Richard, who was intrigued by the whole process, said something that Patrick will never forget: "Wherever you end up, you're going to be a blessing to that organization and your teammates."
The day after leaving for the Bahamas to attend the bachelor party of a friend for whom he was serving as best man, Patrick received a call from his parents saying Grandpa Richard was in the hospital and "not doing real well." Patrick caught a flight the next morning back to Orlando. Five hours after arriving at the hospital, his grandfather died.
On March 9, the day after the funeral, DiMarco flew to Buffalo to sign his deal.
"The whole Bills organization knew about my grandfather and were super gracious. They told me, 'Pat, take your time. We understand, you need to mourn. But we're excited to have you.' "
Patrick credits Grandpa Richard's highly competitive spirit with allowing him to wage the valiant battle he did against a relentless disease. "He fought pancreatic cancer, one of the worst types, for five or six months, which a lot of people don't have the opportunity to make," DiMarco said.
Pop, which was what Patrick called his maternal grandfather, lived in Gainesville, Fla, about a 90-minute drive from Orlando. Wayne Floyd played football at Auburn University and Troy University. He also was a high school football coach and athletic director.
"So we talked a lot of football," Patrick said. "He called me after every game and gave me pointers. That was our passion."
Pop showed every bit as much strength and courage in his cancer battle. He also dealt with having to undergo open-heart surgery and an assortment of other ailments that caused him to be in and out of the hospital.
After the Bills' final minicamp, Patrick and his wife flew to Mexico to vacation with some friends. A day after their arrival, DiMarco's father called to inform him that "Pop made a turn for the worse." Patrick and Kirstin flew to Florida the next morning, giving Patrick just enough time to say goodbye.

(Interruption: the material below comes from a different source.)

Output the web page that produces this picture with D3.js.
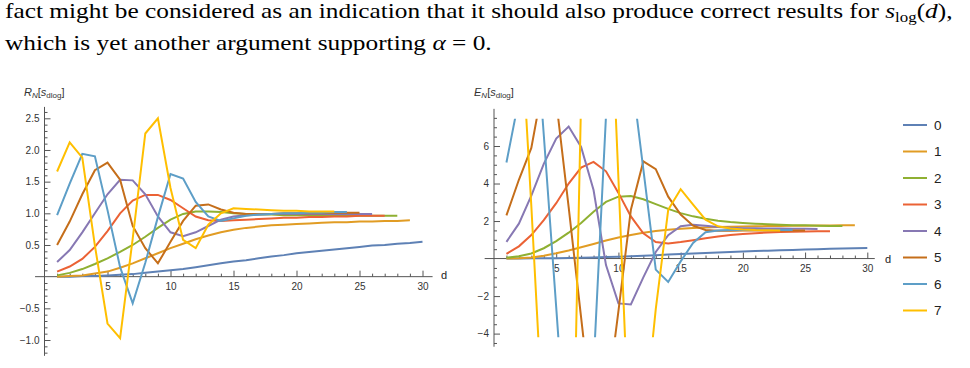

"He wasn't all there, but I was able to hug his neck, kiss him and tell him how much I loved him," DiMarco said. "As sad as it was at the funerals, my comfort was having the whole family together and telling stories about the good times and the memories. Peace came from the stuff that they gave me, the legacy that will carry on through me that they taught me that I'll have forever, that I'll cherish, I'll teach to my son and hopefully he'll teach to his son.
"There was a lot of peace, also, in football. This is what I love. I started playing football when I was in third grade. As new as I was to being here, to the Buffalo Bills, (with the deaths of) both sets of grandfathers, I had several teammates call me, text me, 'Hey, I'm praying for you and your family. I'm so sorry about everything that's happening.' And that was just kind of awesome."